Kaneto Shindo, “Onibaba” (1964)
An old Japanese Buddhist tale of a woman who uses a mask to frighten her daughter from visiting a temple becomes in Kaneto Shindo’s hands a psychological study of a post-apocalyptic society in which people crushed by warfare and poverty exist as best as they can but are undone by the stresses of day-to-day living and the repressed emotions and tensions generated which can explode in unexpected ways. The film is set in mediaeval Japan during a period of civil war and widespread destruction; the capital Kyoto has been set ablaze and two rival Emperors are vying for power and control. Peasants have been recruited by daimyo to fight for either Emperor or the Ashikaga shogun family. Two women, the mother (Nobuko Otawa) of one such peasant and his young wife (Jitsuko Yoshimura) have fled into swampy countryside where, hidden by tall seas of grass, they eke out a living killing and robbing lone samurai and selling their armour and swords to a merchant who pays them in bags of millet.

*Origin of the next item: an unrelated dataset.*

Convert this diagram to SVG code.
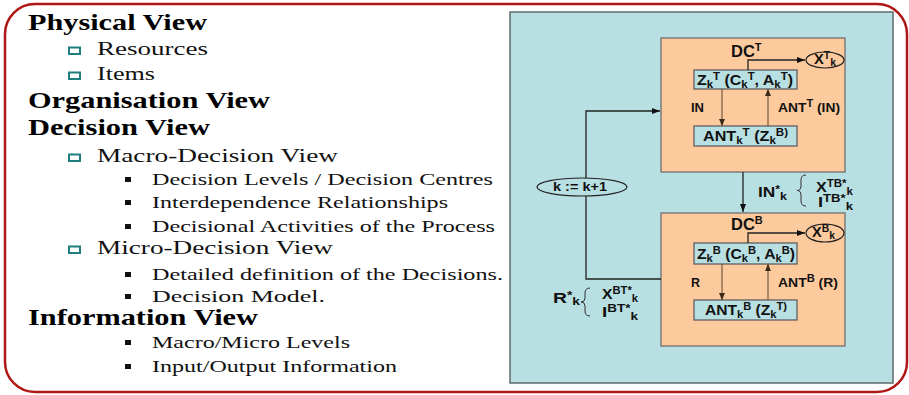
<svg xmlns="http://www.w3.org/2000/svg" width="909" height="395" viewBox="0 0 909 395">
<defs>
<marker id="ah" markerWidth="8" markerHeight="6" refX="8" refY="3" orient="auto" markerUnits="userSpaceOnUse"><path d="M0,0 L8,3 L0,6 z" fill="#111"/></marker>
<marker id="ah2" markerWidth="7" markerHeight="6" refX="7" refY="3" orient="auto" markerUnits="userSpaceOnUse"><path d="M0,0 L7,3 L0,6 z" fill="#3a2a1a"/></marker>
</defs>
<style>
.h{font-family:"Liberation Serif","Times New Roman",serif;font-weight:bold;font-size:23px;fill:#000}
.i{font-family:"Liberation Serif","Times New Roman",serif;font-size:19px;fill:#111}
.j{font-family:"Liberation Serif","Times New Roman",serif;font-size:17px;fill:#111}
.tb{fill:none;stroke:#1f7f7f;stroke-width:2}
.sb{fill:#111}
.d{font-family:"Liberation Sans",Arial,sans-serif;font-weight:bold;font-size:14px;fill:#111}
.m{font-size:12.5px}
.big{font-size:16.5px}
.s{font-size:10px}
.s2{font-size:11px}
.box{fill:#fcca9c;stroke:#666;stroke-width:1.2}
.ib{fill:#b8dfe2;stroke:#555;stroke-width:1.2}
.c{fill:none;stroke:#222;stroke-width:1.3}
.ci{fill:none;stroke:#5a4632;stroke-width:1}
.ell{fill:none;stroke:#222;stroke-width:1.2}
.br{fill:none;stroke:#333;stroke-width:1}
</style>
<rect x="5" y="4" width="902" height="388" rx="30" fill="#fff" stroke="#b01818" stroke-width="2.5"/>
<g id="outline">
<text class="h" x="28" y="30" textLength="179" lengthAdjust="spacingAndGlyphs">Physical View</text>
<rect class="tb" x="69" y="47.5" width="11" height="6.5"/>
<text class="i" x="97" y="55" textLength="111" lengthAdjust="spacingAndGlyphs">Resources</text>
<rect class="tb" x="69" y="72.5" width="11" height="6.5"/>
<text class="i" x="97" y="80" textLength="58" lengthAdjust="spacingAndGlyphs">Items</text>
<text class="h" x="28" y="108" textLength="242" lengthAdjust="spacingAndGlyphs">Organisation View</text>
<text class="h" x="28" y="135" textLength="182" lengthAdjust="spacingAndGlyphs">Decision View</text>
<rect class="tb" x="69" y="154.5" width="11" height="6.5"/>
<text class="i" x="97" y="162" textLength="241" lengthAdjust="spacingAndGlyphs">Macro-Decision View</text>
<rect class="sb" x="125" y="177" width="6" height="5"/>
<text class="j" x="152" y="185" textLength="341" lengthAdjust="spacingAndGlyphs">Decision Levels / Decision Centres</text>
<rect class="sb" x="125" y="200" width="6" height="5"/>
<text class="j" x="152" y="208" textLength="296" lengthAdjust="spacingAndGlyphs">Interdependence Relationships</text>
<rect class="sb" x="125" y="224" width="6" height="5"/>
<text class="j" x="152" y="232" textLength="343" lengthAdjust="spacingAndGlyphs">Decisional Activities of the Process</text>
<rect class="tb" x="69" y="246.5" width="11" height="6.5"/>
<text class="i" x="97" y="254" textLength="236" lengthAdjust="spacingAndGlyphs">Micro-Decision View</text>
<rect class="sb" x="125" y="272" width="6" height="5"/>
<text class="j" x="152" y="280" textLength="351" lengthAdjust="spacingAndGlyphs">Detailed definition of the Decisions.</text>
<rect class="sb" x="125" y="294" width="6" height="5"/>
<text class="j" x="152" y="302" textLength="173" lengthAdjust="spacingAndGlyphs">Decision Model.</text>
<text class="h" x="28" y="325" textLength="230" lengthAdjust="spacingAndGlyphs">Information View</text>
<rect class="sb" x="125" y="340" width="6" height="5"/>
<text class="j" x="152" y="348" textLength="198" lengthAdjust="spacingAndGlyphs">Macro/Micro Levels</text>
<rect class="sb" x="125" y="364" width="6" height="5"/>
<text class="j" x="152" y="372" textLength="245" lengthAdjust="spacingAndGlyphs">Input/Output Information</text>
</g>
<rect id="panel" x="510" y="12" width="383" height="371" fill="#b8dfe2" stroke="#5f6b6b" stroke-width="1.5"/>
<g id="dcT">
<rect class="box" x="661" y="38" width="184" height="134"/>
<text class="d big" x="731" y="57">DC<tspan class="s2" dy="-6">T</tspan></text>
</g>
<g id="zT">
<rect class="ib" x="694" y="70" width="103" height="19"/>
<text class="d" x="697" y="85" textLength="96" lengthAdjust="spacingAndGlyphs">Z<tspan class="s" dy="3">k</tspan><tspan class="s" dy="-8">T</tspan><tspan dy="5"> (C</tspan><tspan class="s" dy="3">k</tspan><tspan class="s" dy="-8">T</tspan><tspan dy="5">, A</tspan><tspan class="s" dy="3">k</tspan><tspan class="s" dy="-8">T</tspan><tspan dy="5">)</tspan></text>
</g>
<g id="antT">
<rect class="ib" x="694" y="126" width="103" height="20"/>
<text class="d" x="703" y="141" textLength="85" lengthAdjust="spacingAndGlyphs">ANT<tspan class="s" dy="3">k</tspan><tspan class="s" dy="-8">T</tspan><tspan dy="5"> (Z</tspan><tspan class="s" dy="3">k</tspan><tspan class="s" dy="-8">B)</tspan></text>
</g>
<g id="xT">
<ellipse class="ell" cx="825" cy="60" rx="19" ry="8"/>
<text class="d" x="814" y="64" textLength="22" lengthAdjust="spacingAndGlyphs">X<tspan class="s" dy="-5">T</tspan><tspan class="s" dy="7">k</tspan></text>
</g>
<g id="dcB">
<rect class="box" x="661" y="213" width="184" height="133"/>
<text class="d big" x="731" y="230">DC<tspan class="s2" dy="-6">B</tspan></text>
</g>
<g id="zB">
<rect class="ib" x="694" y="243" width="103" height="21"/>
<text class="d" x="697" y="259" textLength="98" lengthAdjust="spacingAndGlyphs">Z<tspan class="s" dy="3">k</tspan><tspan class="s" dy="-8">B</tspan><tspan dy="5"> (C</tspan><tspan class="s" dy="3">k</tspan><tspan class="s" dy="-8">B</tspan><tspan dy="5">, A</tspan><tspan class="s" dy="3">k</tspan><tspan class="s" dy="-8">B</tspan><tspan dy="5">)</tspan></text>
</g>
<g id="antB">
<rect class="ib" x="694" y="300" width="103" height="20"/>
<text class="d" x="705" y="315" textLength="82" lengthAdjust="spacingAndGlyphs">ANT<tspan class="s" dy="3">k</tspan><tspan class="s" dy="-8">B</tspan><tspan dy="5"> (Z</tspan><tspan class="s" dy="3">k</tspan><tspan class="s" dy="-8">T)</tspan></text>
</g>
<g id="xB">
<ellipse class="ell" cx="825" cy="233" rx="19" ry="9"/>
<text class="d" x="812" y="237" textLength="23" lengthAdjust="spacingAndGlyphs">X<tspan class="s" dy="-5">B</tspan><tspan class="s" dy="7">k</tspan></text>
</g>
<g id="kinc">
<ellipse class="ell" cx="582" cy="187" rx="45" ry="9"/>
<text class="d m" x="580" y="191" text-anchor="middle" textLength="54" lengthAdjust="spacingAndGlyphs">k := k+1</text>
</g>
<g id="connectors">
<path class="c" d="M661,279 H586 V196"/>
<path class="c" d="M586,178 V111 H660" marker-end="url(#ah)"/>
<path class="c" d="M743,172 V212" marker-end="url(#ah)"/>
<path class="c" d="M748,70 V60 H805" marker-end="url(#ah)"/>
<path class="c" d="M748,243 V233 H805" marker-end="url(#ah)"/>
<path class="ci" d="M722,89 V126" marker-end="url(#ah2)"/>
<path class="ci" d="M768,126 V89" marker-end="url(#ah2)"/>
<path class="ci" d="M722,264 V300" marker-end="url(#ah2)"/>
<path class="ci" d="M768,300 V264" marker-end="url(#ah2)"/>
</g>
<g id="labels">
<text class="d m" x="691" y="112" textLength="13" lengthAdjust="spacingAndGlyphs">IN</text>
<text class="d m" x="778" y="112" textLength="62" lengthAdjust="spacingAndGlyphs">ANT<tspan class="s" dy="-5">T</tspan><tspan dy="5"> (IN)</tspan></text>
<text class="d m" x="691" y="287">R</text>
<text class="d m" x="778" y="287" textLength="60" lengthAdjust="spacingAndGlyphs">ANT<tspan class="s" dy="-5">B</tspan><tspan dy="5"> (R)</tspan></text>
<text class="d" x="758" y="197" textLength="29" lengthAdjust="spacingAndGlyphs">IN<tspan class="s" dy="-4">*</tspan><tspan class="s" dy="7">k</tspan></text>
<path class="br" d="M806,175 Q801,175 801,180 L801,186 Q801,190.5 797,190.5 Q801,190.5 801,195 L801,201 Q801,206 806,206"/>
<text class="d" x="816" y="192" textLength="37" lengthAdjust="spacingAndGlyphs">X<tspan class="s" dy="-5">TB*</tspan><tspan class="s" dy="8">k</tspan></text>
<text class="d" x="818" y="207" textLength="35" lengthAdjust="spacingAndGlyphs">I<tspan class="s" dy="-5">TB*</tspan><tspan class="s" dy="8">k</tspan></text>
<text class="d" x="553" y="303" textLength="27" lengthAdjust="spacingAndGlyphs">R<tspan class="s" dy="-4">*</tspan><tspan class="s" dy="6">k</tspan></text>
<path class="br" d="M590,288 Q585,288 585,293 L585,298 Q585,302 581,302 Q585,302 585,306 L585,311 Q585,316 590,316"/>
<text class="d" x="602" y="299" textLength="36" lengthAdjust="spacingAndGlyphs">X<tspan class="s" dy="-5">BT*</tspan><tspan class="s" dy="8">k</tspan></text>
<text class="d" x="602" y="317" textLength="36" lengthAdjust="spacingAndGlyphs">I<tspan class="s" dy="-5">BT*</tspan><tspan class="s" dy="8">k</tspan></text>
</g>
</svg>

One day, a soldier peasant, Hachi (Kei Sato), returns from the wars: the mother immediately plies him with questions about her son Kichi and Hachi replies that he is dead. Hachi sets up his hut not far from where the mother and daughter-in-law live and eventually he seduces the daughter-in-law and invites her to live with him. The mother, dependent on her daughter-in-law to help in killing samurai, offers herself to Hachi once she realises what is going on but Hachi is not interested. The mother tries to prevent the younger woman from visiting Hachi every night but her efforts exhaust her.
One night while the daughter-in-law is out with Hachi, the mother meets a lost samurai (Jukichi Uno) who wears a demon mask. The samurai tells the mother the mask is necessary as he has a beautiful face that is not for peasants to see. The samurai forces the mother on pain of death to lead him out of the swamps but she tricks him into falling down a large hole where the women usually lure their victims. Once she is sure that he is dead, the mother descends into the hole to retrieve his armour and swords, and with effort takes the mask off his face. She sees that the samurai is severely disfigured.
The demon mask gives the mother an idea of how to control her wayward daughter-in-law and for the first few times she succeeds in stopping the girl from visiting Hachi by putting the fear of demons into her. Unfortunately an unexpected rainstorm enables the girl to escape and creates another problem for the mother with the mask …
The film may be very slow for some viewers but the pace helps to build up unbearable tension, especially unbearable sexual tension, gradually and relentlessly. The main actors do a fine job in expressing their fears of isolation and loneliness, and their need for connection and love, through their expressions, actions and dialogue, minimal though these are. The mother’s sexual frustrations and jealousy lead her to deny her daughter-in-law the chance of fulfillment with Hachi, even though he is a drunk and a sleaze, and these emotions transform the older woman into the demon hag of the film’s title. The film’s swampland setting, dominated by restless waving forests of susuki grass, and with its lone tree and the vagina-like hole that promises death to high-born samurai but gives life to the peasant women, reflects the sexual frustrations of its main characters and becomes a significant character in its own right. The music soundtrack which ranges from improvised jazz bebop to ritual drumming adds to the feeling of unease and tension.
Some audiences may be perturbed by the macabre grand-guignol climax which turns the film into uncomfortable comedy, completely at odds with its otherwise realist themes. The film’s conclusion comes quickly and is deliberately left open-ended. The one thing we can be sure of is that chaos will follow: the vagina-like hole, which had received male victims of wealth and status, might now receive an impoverished female victim and what cosmic disruption might now be caused by a new imbalance in nature can only be guessed at.
The film derives its impact and horror from the characters’ psychology, the stresses, inner conflicts and tensions they experience and the actions that result with their devastating consequences. Stunning black-and-white cinematography, an arch music soundtrack and a minimal style that throws emphasis on character development help turn a bare-bones story into an unforgettable work of art. Few other films showing how a debased society at war and the pressures of poverty and uncertainty it creates can lead to people treating one another in the most dreadful ways can match “Onibaba” for drama and impact.